Near the end of I Samuel in chapter 27:1 a phrase, apparently read over many times, now caught my eye: “But David thought to himself, one of these days I will be destroyed by the hand of Saul.” Paranoia takes its toil when a leader begins to consider self preservation over providence. Heretofore God had covered David against the lion, the bear, the Philistines and many times, even Saul. Yet, we find this budding leader second guessing God.

The timing around our second guessing may be more important than the incident, and quite often signals a significant Kingdom moment for the experienced leader. By second guessing, I am not implying that a leader not think strategically before executing, but fear based self talk and wisdom are two entirely different things.

If one reads chapter 26, we see a potential turn around moment for the deluded Saul, once a humble man whom many admired, one obviously anointed, and a prophet by his on rights. Would a God of mercy not salvage such potential?

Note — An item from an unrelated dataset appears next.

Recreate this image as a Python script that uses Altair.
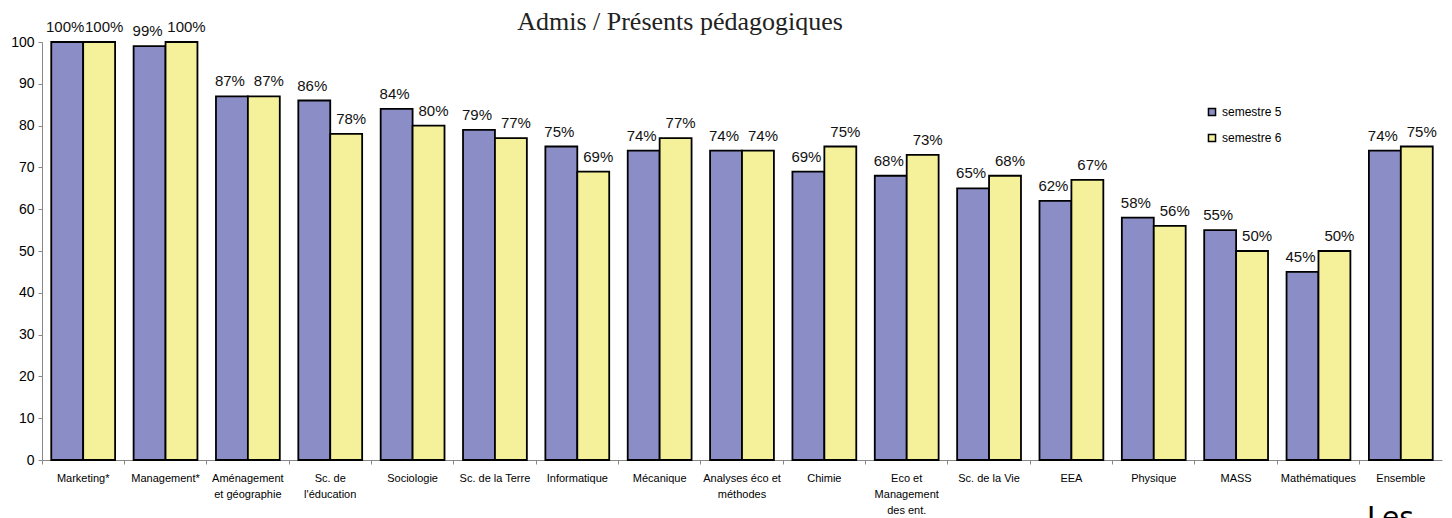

At this critical juncture in the future of Israel, rather than trusting God when met with the fears that come to all aspiring leaders, David takes his family and some 600 loyal followers and flees, thus further distancing Saul from the influence of righteous counsel, given that Samuel was also dead.

Terror enters the heart of Saul and rather than having the benefit of a truth telling friend, which could have developed had David stood his ground, Saul summons a witch, the very thing he had earlier forbidden his subordinates. I know this sounds speculative but the longer I spend time in the scriptures, overlaid with personal leadership experiences, and even my experience with Godly leaders, I am convinced of the marvelous capacity of scripture to both communicate the sovereignty of God while disclosing the ills of those whom God used to capture His-story.

David’s paranoid moment set off a predictable path for Saul that led first to a witch, then a confirmation of Saul’s eventual loss of the Kingdom and death, the inevitable product of sin. What if the spirit conjured up by the Witch of Endor was not Samuel but a manifestation of Saul’s worst fears? What if David had trusted God, the God whom we now know as Jesus (quite a contrast to the Old Testament God that Israel had experienced in their rebellion), would Israel, Saul and David have had a different future, one of grace and mercy, rather than bloodshed, civil war and eventually, adultery for David?